→ **Instructions to follow**:
Reproduce nothing but the lines from the start of the material through the line that includes "const scaleBarMs = 100;", both ends included, and omit every picture.

→ **Collected data**:

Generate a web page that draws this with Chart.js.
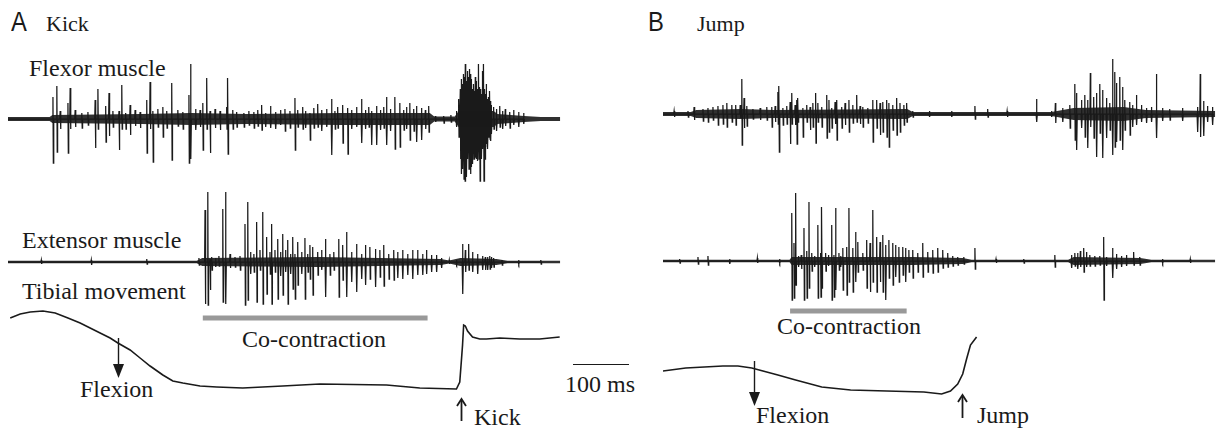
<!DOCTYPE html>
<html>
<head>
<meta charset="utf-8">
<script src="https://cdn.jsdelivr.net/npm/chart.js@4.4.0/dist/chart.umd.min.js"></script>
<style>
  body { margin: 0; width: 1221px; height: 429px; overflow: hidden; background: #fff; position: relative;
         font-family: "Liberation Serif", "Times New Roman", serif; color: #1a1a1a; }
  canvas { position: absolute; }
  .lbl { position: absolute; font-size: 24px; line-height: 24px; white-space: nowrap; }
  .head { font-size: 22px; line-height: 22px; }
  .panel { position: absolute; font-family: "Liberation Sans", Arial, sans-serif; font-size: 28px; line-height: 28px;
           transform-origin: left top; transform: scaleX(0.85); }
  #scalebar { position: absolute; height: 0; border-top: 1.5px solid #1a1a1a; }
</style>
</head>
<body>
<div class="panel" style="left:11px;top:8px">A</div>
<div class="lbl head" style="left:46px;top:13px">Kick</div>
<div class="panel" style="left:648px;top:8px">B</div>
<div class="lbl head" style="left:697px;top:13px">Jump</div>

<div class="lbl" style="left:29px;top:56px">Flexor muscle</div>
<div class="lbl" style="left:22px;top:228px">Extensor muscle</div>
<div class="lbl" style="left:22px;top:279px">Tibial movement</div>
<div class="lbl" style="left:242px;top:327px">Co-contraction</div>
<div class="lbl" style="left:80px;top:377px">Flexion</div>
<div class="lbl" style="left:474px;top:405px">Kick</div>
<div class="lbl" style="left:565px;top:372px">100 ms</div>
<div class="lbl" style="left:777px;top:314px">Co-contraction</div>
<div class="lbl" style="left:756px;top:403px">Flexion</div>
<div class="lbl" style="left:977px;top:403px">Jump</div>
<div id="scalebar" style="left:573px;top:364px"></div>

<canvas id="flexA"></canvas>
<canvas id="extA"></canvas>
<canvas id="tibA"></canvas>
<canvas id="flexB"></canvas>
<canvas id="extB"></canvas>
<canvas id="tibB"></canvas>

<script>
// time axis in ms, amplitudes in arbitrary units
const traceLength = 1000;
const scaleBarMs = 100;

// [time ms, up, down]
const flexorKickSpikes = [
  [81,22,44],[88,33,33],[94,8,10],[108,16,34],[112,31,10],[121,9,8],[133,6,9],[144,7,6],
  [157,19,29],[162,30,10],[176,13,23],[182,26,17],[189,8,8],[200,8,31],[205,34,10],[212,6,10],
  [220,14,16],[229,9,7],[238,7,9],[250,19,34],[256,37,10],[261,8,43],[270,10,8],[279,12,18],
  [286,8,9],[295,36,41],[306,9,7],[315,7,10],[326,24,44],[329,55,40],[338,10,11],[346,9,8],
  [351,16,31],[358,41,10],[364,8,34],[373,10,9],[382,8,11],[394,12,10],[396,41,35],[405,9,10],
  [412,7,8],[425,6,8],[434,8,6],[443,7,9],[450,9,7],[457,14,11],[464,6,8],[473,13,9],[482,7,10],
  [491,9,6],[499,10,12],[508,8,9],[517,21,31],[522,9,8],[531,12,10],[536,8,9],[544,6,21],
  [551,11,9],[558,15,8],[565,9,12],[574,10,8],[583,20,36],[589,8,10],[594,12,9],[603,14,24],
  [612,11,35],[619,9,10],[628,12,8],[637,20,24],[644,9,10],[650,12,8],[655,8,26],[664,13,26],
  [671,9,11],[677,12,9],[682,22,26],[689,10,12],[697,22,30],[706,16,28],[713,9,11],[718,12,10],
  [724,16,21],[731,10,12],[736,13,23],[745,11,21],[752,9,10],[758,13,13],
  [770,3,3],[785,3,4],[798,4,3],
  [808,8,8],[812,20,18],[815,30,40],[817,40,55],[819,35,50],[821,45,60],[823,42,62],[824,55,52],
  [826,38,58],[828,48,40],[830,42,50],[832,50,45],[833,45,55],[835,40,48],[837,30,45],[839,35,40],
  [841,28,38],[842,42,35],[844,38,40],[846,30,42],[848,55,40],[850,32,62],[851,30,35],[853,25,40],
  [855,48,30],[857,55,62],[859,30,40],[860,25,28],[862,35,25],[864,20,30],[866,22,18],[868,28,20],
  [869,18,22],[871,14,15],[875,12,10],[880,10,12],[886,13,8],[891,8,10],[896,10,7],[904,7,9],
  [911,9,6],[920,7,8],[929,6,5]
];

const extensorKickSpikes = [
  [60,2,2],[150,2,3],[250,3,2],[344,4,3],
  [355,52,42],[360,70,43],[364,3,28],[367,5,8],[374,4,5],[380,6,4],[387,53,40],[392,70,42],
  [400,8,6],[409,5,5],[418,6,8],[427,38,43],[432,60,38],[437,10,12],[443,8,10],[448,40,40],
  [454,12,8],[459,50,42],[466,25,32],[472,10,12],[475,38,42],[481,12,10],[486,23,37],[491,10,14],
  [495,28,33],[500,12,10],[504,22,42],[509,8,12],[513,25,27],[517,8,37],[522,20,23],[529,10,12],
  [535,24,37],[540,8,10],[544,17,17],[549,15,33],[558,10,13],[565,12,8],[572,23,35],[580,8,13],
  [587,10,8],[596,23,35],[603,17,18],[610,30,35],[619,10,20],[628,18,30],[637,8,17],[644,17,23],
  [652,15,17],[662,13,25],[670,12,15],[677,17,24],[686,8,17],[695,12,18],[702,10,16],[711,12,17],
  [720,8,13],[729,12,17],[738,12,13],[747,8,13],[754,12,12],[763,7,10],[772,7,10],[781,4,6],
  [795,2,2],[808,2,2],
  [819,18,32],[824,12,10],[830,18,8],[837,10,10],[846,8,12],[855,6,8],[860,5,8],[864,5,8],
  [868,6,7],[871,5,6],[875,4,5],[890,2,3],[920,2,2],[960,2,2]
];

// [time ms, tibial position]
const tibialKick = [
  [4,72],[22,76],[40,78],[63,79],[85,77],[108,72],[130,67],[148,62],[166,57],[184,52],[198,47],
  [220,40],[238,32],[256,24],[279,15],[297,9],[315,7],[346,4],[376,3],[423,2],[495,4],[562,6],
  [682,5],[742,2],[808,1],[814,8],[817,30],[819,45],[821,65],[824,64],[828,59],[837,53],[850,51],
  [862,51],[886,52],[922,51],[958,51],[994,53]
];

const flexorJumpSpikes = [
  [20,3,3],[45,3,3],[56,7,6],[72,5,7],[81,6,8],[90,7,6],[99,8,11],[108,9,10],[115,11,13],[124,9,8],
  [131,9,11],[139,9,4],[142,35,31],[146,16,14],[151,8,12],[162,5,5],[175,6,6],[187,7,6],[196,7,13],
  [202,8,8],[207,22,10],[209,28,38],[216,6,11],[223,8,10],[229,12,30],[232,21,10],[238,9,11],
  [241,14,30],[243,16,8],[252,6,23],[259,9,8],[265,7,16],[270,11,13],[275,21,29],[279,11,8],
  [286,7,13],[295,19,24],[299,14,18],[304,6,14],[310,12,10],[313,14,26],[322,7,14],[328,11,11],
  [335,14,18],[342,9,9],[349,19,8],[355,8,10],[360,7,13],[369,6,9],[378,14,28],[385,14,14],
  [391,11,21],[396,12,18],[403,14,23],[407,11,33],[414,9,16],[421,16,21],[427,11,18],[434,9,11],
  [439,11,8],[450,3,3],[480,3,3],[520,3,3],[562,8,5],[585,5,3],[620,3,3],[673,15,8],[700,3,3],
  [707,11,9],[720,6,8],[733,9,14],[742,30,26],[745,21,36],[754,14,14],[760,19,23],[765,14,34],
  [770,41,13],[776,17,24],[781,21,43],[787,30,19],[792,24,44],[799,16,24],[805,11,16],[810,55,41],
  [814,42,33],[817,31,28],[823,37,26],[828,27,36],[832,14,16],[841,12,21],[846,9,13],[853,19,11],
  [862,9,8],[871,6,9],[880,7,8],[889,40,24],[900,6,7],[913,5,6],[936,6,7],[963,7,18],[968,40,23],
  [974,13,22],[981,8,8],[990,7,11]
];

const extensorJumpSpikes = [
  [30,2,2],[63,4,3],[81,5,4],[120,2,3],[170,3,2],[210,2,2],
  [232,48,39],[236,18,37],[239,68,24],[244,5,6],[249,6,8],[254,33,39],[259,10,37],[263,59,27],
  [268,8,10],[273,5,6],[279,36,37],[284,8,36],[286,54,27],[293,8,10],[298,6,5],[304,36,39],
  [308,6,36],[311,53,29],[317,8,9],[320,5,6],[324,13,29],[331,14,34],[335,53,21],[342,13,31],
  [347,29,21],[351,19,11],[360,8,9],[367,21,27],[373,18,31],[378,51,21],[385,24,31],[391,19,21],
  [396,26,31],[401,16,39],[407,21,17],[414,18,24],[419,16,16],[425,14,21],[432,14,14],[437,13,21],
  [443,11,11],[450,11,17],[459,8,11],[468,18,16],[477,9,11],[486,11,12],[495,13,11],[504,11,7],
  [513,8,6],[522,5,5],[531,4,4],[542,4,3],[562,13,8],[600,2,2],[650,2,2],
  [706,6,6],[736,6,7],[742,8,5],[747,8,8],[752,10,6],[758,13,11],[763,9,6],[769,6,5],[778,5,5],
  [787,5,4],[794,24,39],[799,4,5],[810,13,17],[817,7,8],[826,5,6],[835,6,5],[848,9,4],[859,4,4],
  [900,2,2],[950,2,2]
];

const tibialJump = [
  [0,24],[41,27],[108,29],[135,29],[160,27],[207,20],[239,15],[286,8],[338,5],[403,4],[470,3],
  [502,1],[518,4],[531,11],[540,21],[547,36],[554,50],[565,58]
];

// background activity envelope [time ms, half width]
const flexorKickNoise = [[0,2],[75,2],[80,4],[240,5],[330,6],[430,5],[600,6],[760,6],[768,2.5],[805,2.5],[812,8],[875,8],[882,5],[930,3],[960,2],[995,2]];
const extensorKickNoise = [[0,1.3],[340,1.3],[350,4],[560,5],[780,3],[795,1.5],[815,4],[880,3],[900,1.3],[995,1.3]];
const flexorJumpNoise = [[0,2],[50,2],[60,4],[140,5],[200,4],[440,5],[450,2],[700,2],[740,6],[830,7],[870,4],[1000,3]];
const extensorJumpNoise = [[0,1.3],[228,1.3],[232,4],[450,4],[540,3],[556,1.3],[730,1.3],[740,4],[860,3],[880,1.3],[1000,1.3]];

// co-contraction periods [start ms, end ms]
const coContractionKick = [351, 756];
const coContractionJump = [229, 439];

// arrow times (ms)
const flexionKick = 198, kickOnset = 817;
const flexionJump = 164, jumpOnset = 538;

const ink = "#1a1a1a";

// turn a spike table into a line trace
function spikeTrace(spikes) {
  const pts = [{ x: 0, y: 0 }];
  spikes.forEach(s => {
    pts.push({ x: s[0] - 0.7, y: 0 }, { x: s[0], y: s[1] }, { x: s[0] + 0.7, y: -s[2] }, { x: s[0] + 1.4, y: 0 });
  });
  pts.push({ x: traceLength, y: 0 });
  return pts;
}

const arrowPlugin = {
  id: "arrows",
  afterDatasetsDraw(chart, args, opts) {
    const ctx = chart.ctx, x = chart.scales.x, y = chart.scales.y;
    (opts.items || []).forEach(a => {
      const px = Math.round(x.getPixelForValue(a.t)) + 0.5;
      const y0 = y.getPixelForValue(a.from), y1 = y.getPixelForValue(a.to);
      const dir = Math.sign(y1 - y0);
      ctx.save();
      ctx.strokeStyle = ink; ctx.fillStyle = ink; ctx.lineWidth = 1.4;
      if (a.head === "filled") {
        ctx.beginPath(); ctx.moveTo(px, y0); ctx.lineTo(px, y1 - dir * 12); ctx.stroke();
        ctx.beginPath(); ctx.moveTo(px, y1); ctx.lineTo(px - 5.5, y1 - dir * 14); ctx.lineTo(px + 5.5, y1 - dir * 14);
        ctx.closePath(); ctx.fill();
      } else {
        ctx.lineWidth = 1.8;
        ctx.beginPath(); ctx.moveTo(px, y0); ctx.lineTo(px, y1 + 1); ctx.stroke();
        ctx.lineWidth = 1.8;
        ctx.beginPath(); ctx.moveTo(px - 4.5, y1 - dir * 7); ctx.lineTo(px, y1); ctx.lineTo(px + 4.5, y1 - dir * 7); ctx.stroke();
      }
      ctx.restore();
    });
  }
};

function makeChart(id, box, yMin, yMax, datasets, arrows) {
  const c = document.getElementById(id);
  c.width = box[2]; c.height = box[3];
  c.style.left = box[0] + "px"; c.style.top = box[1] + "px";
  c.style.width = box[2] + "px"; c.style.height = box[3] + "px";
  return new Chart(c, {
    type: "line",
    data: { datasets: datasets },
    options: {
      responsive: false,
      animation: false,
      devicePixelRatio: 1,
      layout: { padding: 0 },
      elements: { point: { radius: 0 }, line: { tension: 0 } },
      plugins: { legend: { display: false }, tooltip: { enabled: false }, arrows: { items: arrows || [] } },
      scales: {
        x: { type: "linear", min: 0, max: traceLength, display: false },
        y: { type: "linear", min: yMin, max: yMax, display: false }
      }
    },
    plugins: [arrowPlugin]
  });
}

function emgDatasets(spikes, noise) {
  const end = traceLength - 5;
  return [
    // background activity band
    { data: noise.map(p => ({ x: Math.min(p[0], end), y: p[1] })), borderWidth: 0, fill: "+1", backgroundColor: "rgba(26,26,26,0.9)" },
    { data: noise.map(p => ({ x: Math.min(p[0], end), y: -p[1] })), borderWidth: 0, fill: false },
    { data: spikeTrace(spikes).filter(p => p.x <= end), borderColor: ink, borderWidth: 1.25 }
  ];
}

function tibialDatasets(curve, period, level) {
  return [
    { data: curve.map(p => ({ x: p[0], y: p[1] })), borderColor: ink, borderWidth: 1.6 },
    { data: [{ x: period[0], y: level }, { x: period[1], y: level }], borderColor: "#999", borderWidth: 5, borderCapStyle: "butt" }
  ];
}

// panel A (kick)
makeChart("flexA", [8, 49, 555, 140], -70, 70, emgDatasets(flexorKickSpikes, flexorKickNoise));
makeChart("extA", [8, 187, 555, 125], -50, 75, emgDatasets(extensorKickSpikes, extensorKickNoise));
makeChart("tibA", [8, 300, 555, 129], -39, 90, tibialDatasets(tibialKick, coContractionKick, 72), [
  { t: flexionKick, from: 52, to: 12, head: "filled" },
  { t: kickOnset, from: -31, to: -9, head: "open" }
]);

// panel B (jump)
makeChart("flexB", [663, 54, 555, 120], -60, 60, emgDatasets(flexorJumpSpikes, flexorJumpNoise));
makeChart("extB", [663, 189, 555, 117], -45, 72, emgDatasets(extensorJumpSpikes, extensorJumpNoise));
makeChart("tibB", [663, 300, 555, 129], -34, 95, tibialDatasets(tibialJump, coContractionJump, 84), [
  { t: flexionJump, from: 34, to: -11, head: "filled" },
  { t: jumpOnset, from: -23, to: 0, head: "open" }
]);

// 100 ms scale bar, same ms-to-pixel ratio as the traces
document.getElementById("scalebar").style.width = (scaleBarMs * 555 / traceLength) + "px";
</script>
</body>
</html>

→ **Response for this exercise**:
Generate a web page that draws this with Chart.js.
<!DOCTYPE html>
<html>
<head>
<meta charset="utf-8">
<script src="https://cdn.jsdelivr.net/npm/chart.js@4.4.0/dist/chart.umd.min.js"></script>
<style>
  body { margin: 0; width: 1221px; height: 429px; overflow: hidden; background: #fff; position: relative;
         font-family: "Liberation Serif", "Times New Roman", serif; color: #1a1a1a; }
  canvas { position: absolute; }
  .lbl { position: absolute; font-size: 24px; line-height: 24px; white-space: nowrap; }
  .head { font-size: 22px; line-height: 22px; }
  .panel { position: absolute; font-family: "Liberation Sans", Arial, sans-serif; font-size: 28px; line-height: 28px;
           transform-origin: left top; transform: scaleX(0.85); }
  #scalebar { position: absolute; height: 0; border-top: 1.5px solid #1a1a1a; }
</style>
</head>
<body>
<div class="panel" style="left:11px;top:8px">A</div>
<div class="lbl head" style="left:46px;top:13px">Kick</div>
<div class="panel" style="left:648px;top:8px">B</div>
<div class="lbl head" style="left:697px;top:13px">Jump</div>

<div class="lbl" style="left:29px;top:56px">Flexor muscle</div>
<div class="lbl" style="left:22px;top:228px">Extensor muscle</div>
<div class="lbl" style="left:22px;top:279px">Tibial movement</div>
<div class="lbl" style="left:242px;top:327px">Co-contraction</div>
<div class="lbl" style="left:80px;top:377px">Flexion</div>
<div class="lbl" style="left:474px;top:405px">Kick</div>
<div class="lbl" style="left:565px;top:372px">100 ms</div>
<div class="lbl" style="left:777px;top:314px">Co-contraction</div>
<div class="lbl" style="left:756px;top:403px">Flexion</div>
<div class="lbl" style="left:977px;top:403px">Jump</div>
<div id="scalebar" style="left:573px;top:364px"></div>

<canvas id="flexA"></canvas>
<canvas id="extA"></canvas>
<canvas id="tibA"></canvas>
<canvas id="flexB"></canvas>
<canvas id="extB"></canvas>
<canvas id="tibB"></canvas>

<script>
// time axis in ms, amplitudes in arbitrary units
const traceLength = 1000;
const scaleBarMs = 100;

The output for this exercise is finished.